The prima facie elements of a GBL § 350 false advertising claim are somewhat identical to those for a GBL § 349 deceptive acts or practices claim. Private plaintiffs and the New York Attorney General can initiate lawsuits under both statutes. The statute of limitations for monetary relief under GBL §§ 349 and 350 is three years.
In general, a consumer who has been harmed by a GBL § 349 deceptive act or practice may bring an action to get an injunction against the act or practice and to recover their actual damages, or $50 if that is greater. If the court finds that the defendant willfully or knowingly violated the law against deceptive acts and practices, it may increase the damages award to an amount no greater than three times the actual damages, up to $1,000. The court also may award reasonable attorneys’ fees to a prevailing plaintiff.
The law specific to a GBL § 350 false advertising claim provides that a consumer that has been harmed by a violation thereof may commence an action to get an injunction against the unlawful act or practice and to recover their actual damages, or $500 if that is greater. If the court finds that the defendant willfully or knowingly violated the law against false advertising, it may increase the damages award to an amount no greater than three times the actual damages, up to $10,000. The court may award reasonable attorneys’ fees to a prevailing plaintiff for a GBL § 350, as well.
Notably, the FAIR Act legislation, amongst many other things, provides for enhanced civil penalties. The Act significantly strengthens the enforcement powers available to both the Attorney General’s office, private individuals and small businesses.
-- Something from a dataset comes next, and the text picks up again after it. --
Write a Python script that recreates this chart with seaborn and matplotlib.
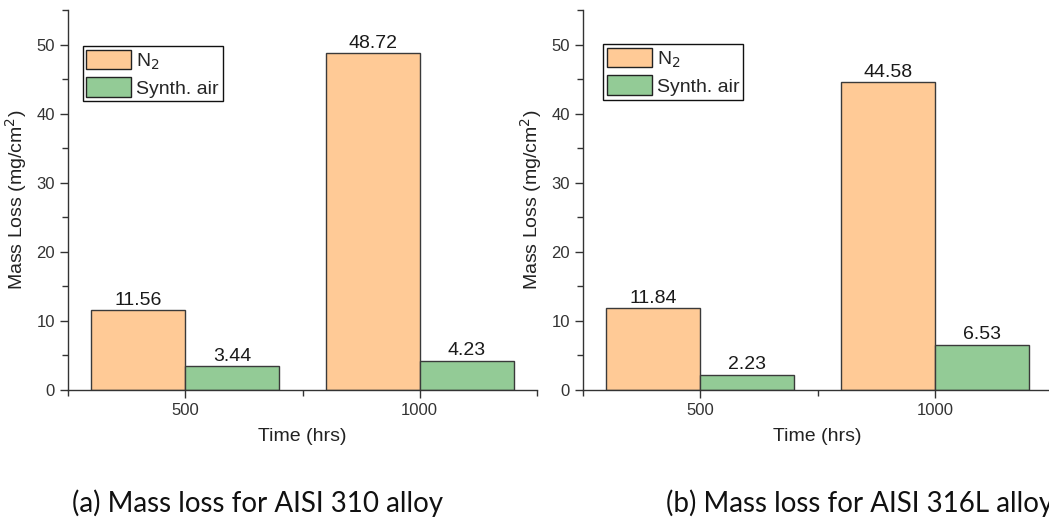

Statutory damages for violations of GBL §349 would be increased from $50 to $1,000, in addition to actual damages. In the event that a defendant’s actions are willful and knowing, damages may be tripled. Importantly, an award of attorneys’ fees and costs to the prevailing would be mandatory. If the action is commenced by the New York Attorney General, a defendant would face enhanced increased civil penalties of $5,000 per violation. Willful or knowing offenses would be subject to penalties starting at $15,000 per violation and could potentially increase to three times the restitution value, depending on which amount is greater. Violations involving members of enumerated vulnerable groups would come with penalties ranging between $5,000 to $10,000 per occurrence.
The statute of limitations for GBL §§ 349 and 350 are governed by New York CPLR 214(2) and subject to a three-year limitations period. Generally speaking, in the absence of a contradiction with or frustration of purpose, federal legal regulations do not preempt GBL claims. Contact a New York Attorney General defense lawyer if you have questions about whether your advertising acts and practices comply with applicable legal regulations.
Available defenses to an allegation of false advertising include, but are not limited to, expiration of the statute of limitations period; safe harbor compliance with federal legal regulations; the representation is mere “puffery” (generalized or exaggerated opinions); the representation is not materially misleading to an ordinary reasonably consumer; failure to properly allege material misstatement, causation or injury in fact; lack of standing; assent to class action waiver; under some circumstances, a clear and conspicuous clarifying disclaimer; and assent to resolve disputes via arbitration.
Takeaway: Both GBL § 349 and § 350 possess broad application and may enforced by private litigants and the New York State Attorney General. Consulting with a seasoned FTC Made in USA lawyer that knowing the prima facia elements, defenses and nuanced case law is imperative if you or your company has received a demand letter or been served with process related to related advertising practices. If signed by New York’s Governor, the FAIR Business Practices Act will provide the Attorney General more tools to protect consumers against a much wider range of business practices that are currently afforded pursuant to GBL § 349. The FAIR Act is intended to expand GBL § 349 as a result of a shift in regulatory enforcement policy at the federal level. Examples of such unfair and abusive acts that the FAIR Act is intended to cover include, but are not limited to, student loan servicing, mortgage servicing, debt collection, health insurance billing practices, the utilization of ambiguous fees, and the exploitation of consumers with limited English proficiency.